Sci-fi villains come in many forms, and they are often alien or artificial intelligence. These bad guys can be hard to write about because their motivation may be incomprehensible e to humans. How you write this is a narrative choice and leaving the reason for the wrongdoing shrouded in mystery is an option. Conversely, aliens can have similar or the same motivations as humans, and A.I., having been programmed by us, can have built-in human desires.
Sci-Fi Villains in Literature
The Vorgon aliens in Douglas Adam’s Hitchhiker’s Guide to the Galaxy are a menace destroying humanity as easily as you order lunch. As a race, they are in the love-to-hate category of villainy for their relentless bureaucracy. Though individual Vorgons each have their own flavor of malevolence.
The A.I. in Harlan Ellison’s short story (and later video game) “I Have No Mouth, and I Must Scream” was built to battle in World War III. So, initially, the creators are the villains; however, once the A.I. gains sentience and begins killing indiscriminately, it becomes a villain in its own right.
The ingredients for a well-written bad guy are timeless. The only thing that changes from genre to genre is their mode of evil. The villain might mean well and just be a little evil or be bent on world domination. The depth of their character is necessary, but it can be hard to ensure character stands out. Connect your readers to the villain the same way you connect your heroes. Give a reason why the villain is the way she is. Give your readers a reason to care, or barring that, a reason to hate.

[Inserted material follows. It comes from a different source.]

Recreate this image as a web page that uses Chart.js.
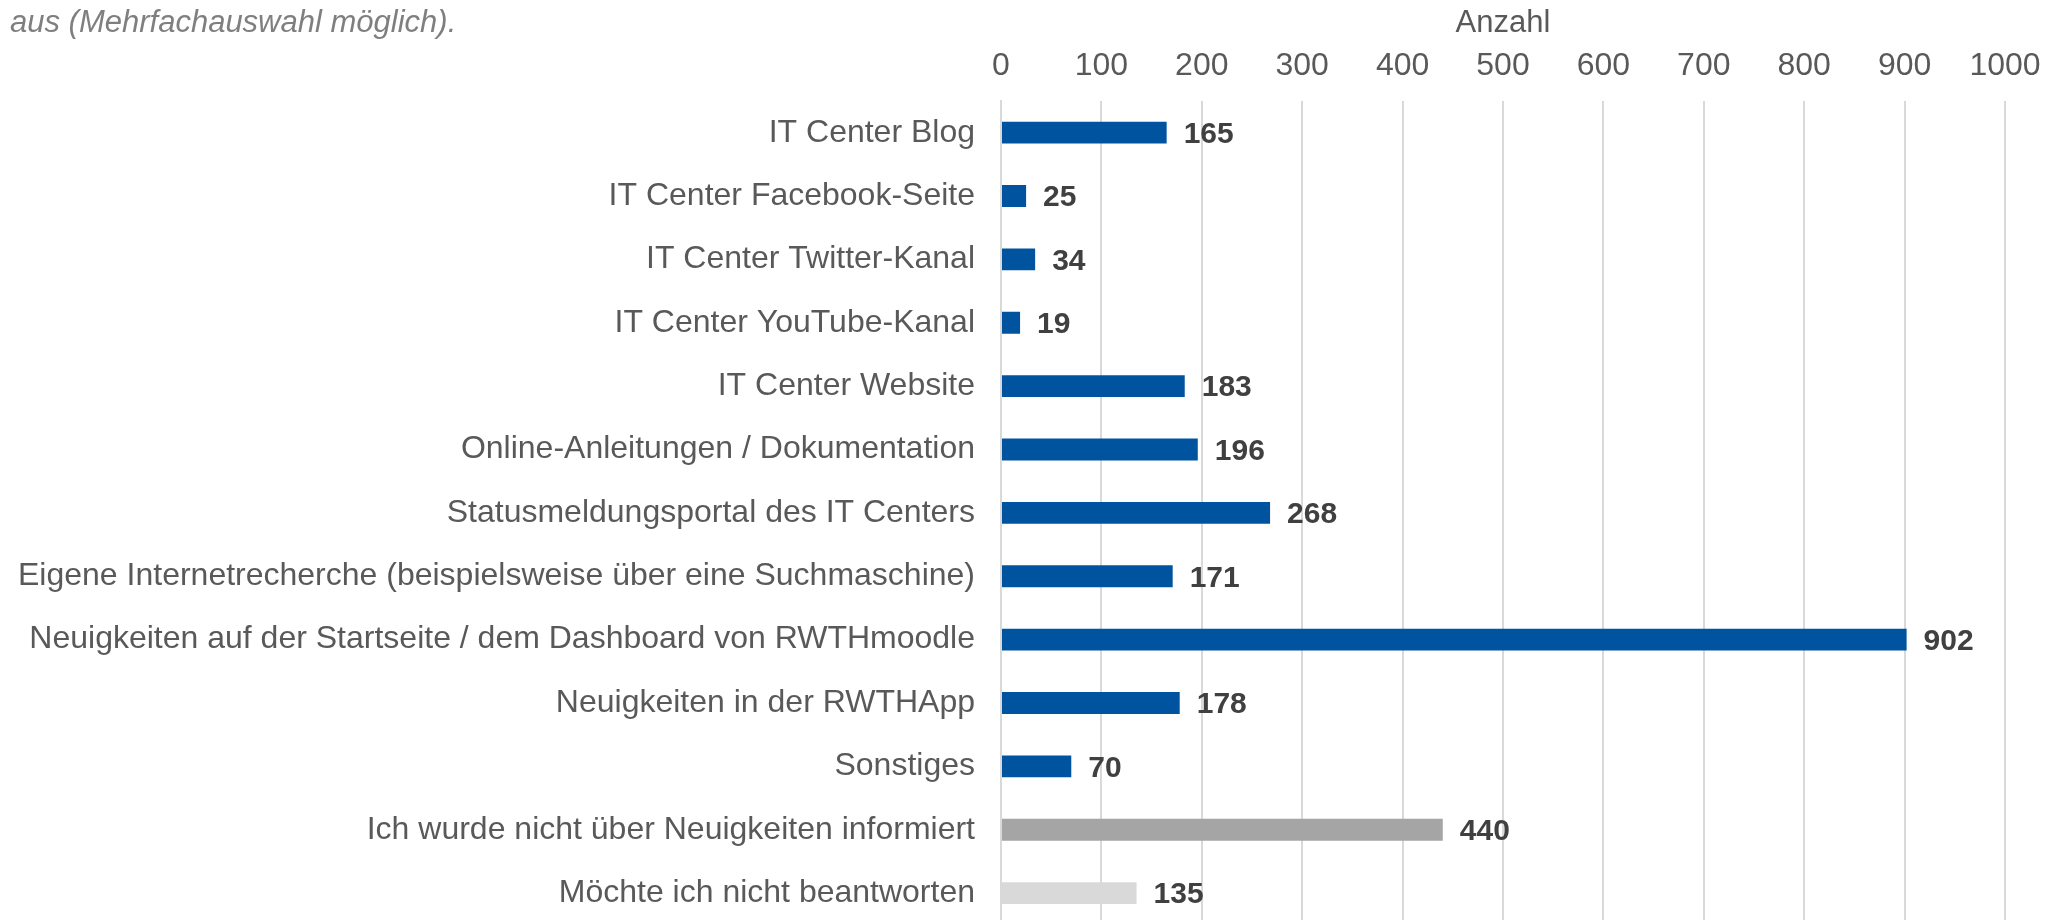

Villains resonate with readers for three reasons: we see ourselves in them, or we like them despite their villainy, or they are so evil we want to see them defeated. The best villains are one of the two, but rarely all three.
Think back to the Villain I started the series with – Long John Silver. He was likable but so treacherous that, in the end, we all wanted to see his comeuppance. And that’s the crux of it, Villains are made to be defeated, but that doesn’t mean we can’t love them a little along the way.